At second look, then, the drama of a priest looking into the mysteries of a virtuous life doesn't seem so bizarre. It becomes even less so after novelist Vetere, screenwriter John Romano and director Holland get through modernizing their protagonist. Father Frank not only has street smarts (he holds his own with punks and junkies), but he's also afflicted with his own major league crisis of faith, which comes into full view the minute he lays eyes on the fallen-away daughter of the woman he's investigating. Roxanne Oregan (Anne Heche) is an unhinged redhead who proves to be Frank's double, in a way: Her mother, who as a girl may also have literally stopped bombs from falling on her native village, might be a saint to the worshipers at St. Stanny's -- but her devotion left no time for her daughter. Roxanne's bitterness is mixed with bewilderment, her faith in all things shaken. That she instantly becomes the occasion of sin, stirring lust in a priest who no longer knows what to believe, is almost inevitable.

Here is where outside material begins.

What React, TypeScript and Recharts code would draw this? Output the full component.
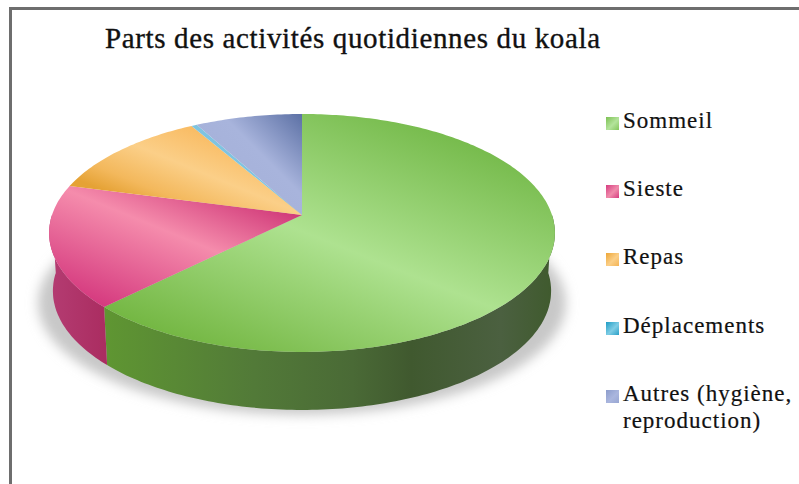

But Miracle is no more another story about a corrupt priest than it is a horror movie in the manner of The Exorcist. Instead, Holland and Company seem to have taken their cues from the peerless British novelist Graham Greene -- whose great subject, it can be argued, is the possibility of faith in a world that conspires to destroy it. Said another way, Holland keeps Harris' complex, subtly shaded Father Frank on the high road, despite his flaws. The Legion of Decency crowd is unlikely to find nearly as much fault with this somber and serious movie as it did with, say, the scandalous Priest, last year's irreverent Dogma or even Stigmata, in which Patricia Arquette discovered crucifixion scars on her body after a supernatural experience.

"God gave me doubts," Father Frank declares at last, "but He also gave me Helen." And in that may lie the most immediate "miracle" of the piece. Happily, the movie also gives us a politically connected Chicago archbishop who's the picture of worldly ambition, and, more interesting still, an imperious, snobbish German archbishop (Armin Mueller-Stahl) who has reasons of his own for opposing Helen Oregan's cause. The confrontations, in a paneled conference room, between this formidable European scholar and Harris' hip street priest are a pleasure to watch and listen to -- the vintage dormitory argument raised to the level of high art.

The Third Miracle is art, too, a sustained act of spiritual inquiry that, at its best, stirs the soul. For now, go ahead and skip church and hit the art house instead.